I paesi che offrivano esenzioni e aliquote speciali per gli individui stranieri altamente qualificati e con un elevato patrimonio erano solo 5 nel 1998, mentre nel 2021 erano 28 in tutto il mondo.
Questi regimi si rivolgono a gruppi specifici e, sebbene possano, non richiedono necessariamente l’esistenza di attività o competenze economiche. Alcuni regimi si rivolgono agli individui in base al loro livello di reddito e sono progettati per attrarre individui con un patrimonio netto elevato. Non sono progressivi poiché solitamente vengono offerti tassi forfettari e somme forfettarie. Altri regimi si riferiscono al reddito guadagnato durante lo svolgimento di una specifica attività economica. Questi programmi forniscono ai nuovi residenti benefici fiscali a seconda della loro professione o qualifica e vengono concessi a condizioni specifiche e possono essere applicati per un periodo di tempo limitato. I benefici includono aliquote speciali o detrazioni che riducono sostanzialmente l’aliquota fiscale effettiva pagata dai nuovi individui rispetto al resto dei residenti fiscali. Infine, esistono anche regimi che si rivolgono ai pensionati per attrarre individui con un potere d’acquisto superiore alla media e, ancora una volta, prevedono un trattamento fiscale diverso tra questi individui e gli altri residenti fiscali.
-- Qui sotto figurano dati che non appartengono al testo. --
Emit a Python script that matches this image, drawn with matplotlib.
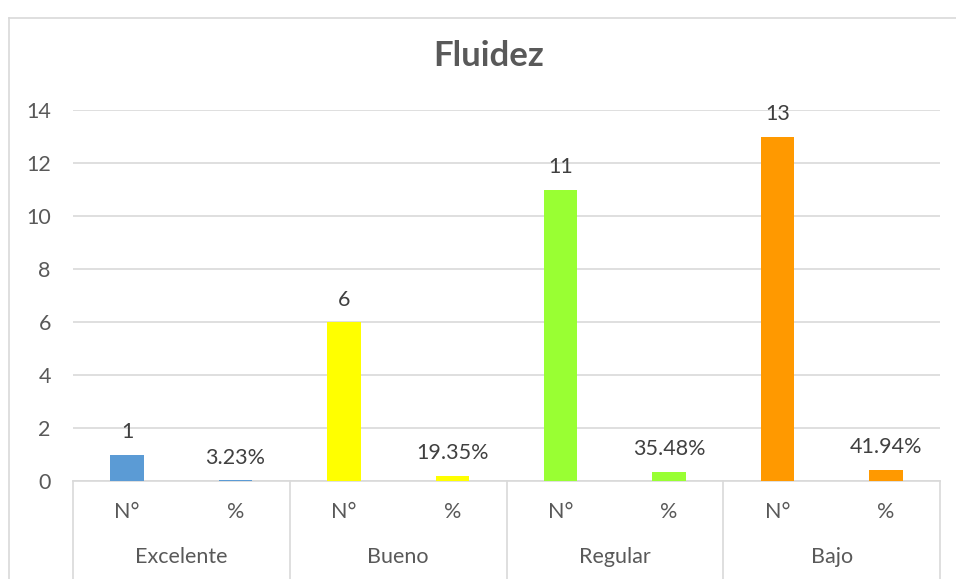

I regimi preferenziali costano alle casse dei paesi dell’Ue 4,5 miliardi di euro all’anno, con almeno 200 mila individui che beneficiano di questi regimi nell’Ue e nel Regno Unito, secondo le stime dell’Osservatorio fiscale dell’Unione europea. Sebbene alcuni Stati membri possano trarre vantaggio dall’introduzione di questi regimi preferenziali, essi comportano un costo per altri stati membri (come accade analogamente per la tassazione delle società). Questi regimi possono, nel breve termine, aumentare le entrate di uno stato membro man mano che aumenta la sua base imponibile (cioè, più reddito da tassare), riducendo al contempo le tasse per questi contribuenti. Le entrate fiscali potrebbero anche aumentare indirettamente attraverso il loro contributo all’economia (lavoro e capitale) e gli effetti di ricaduta derivanti dal loro consumo relativamente elevato. Tuttavia, se tali sviluppi non coordinati si trasformassero in una corsa al ribasso, potrebbero erodere considerevolmente la base imponibile in tutti gli Stati membri dell’Ue, riducendo il gettito delle casse dei paesi Ue per investire nella spesa pubblica.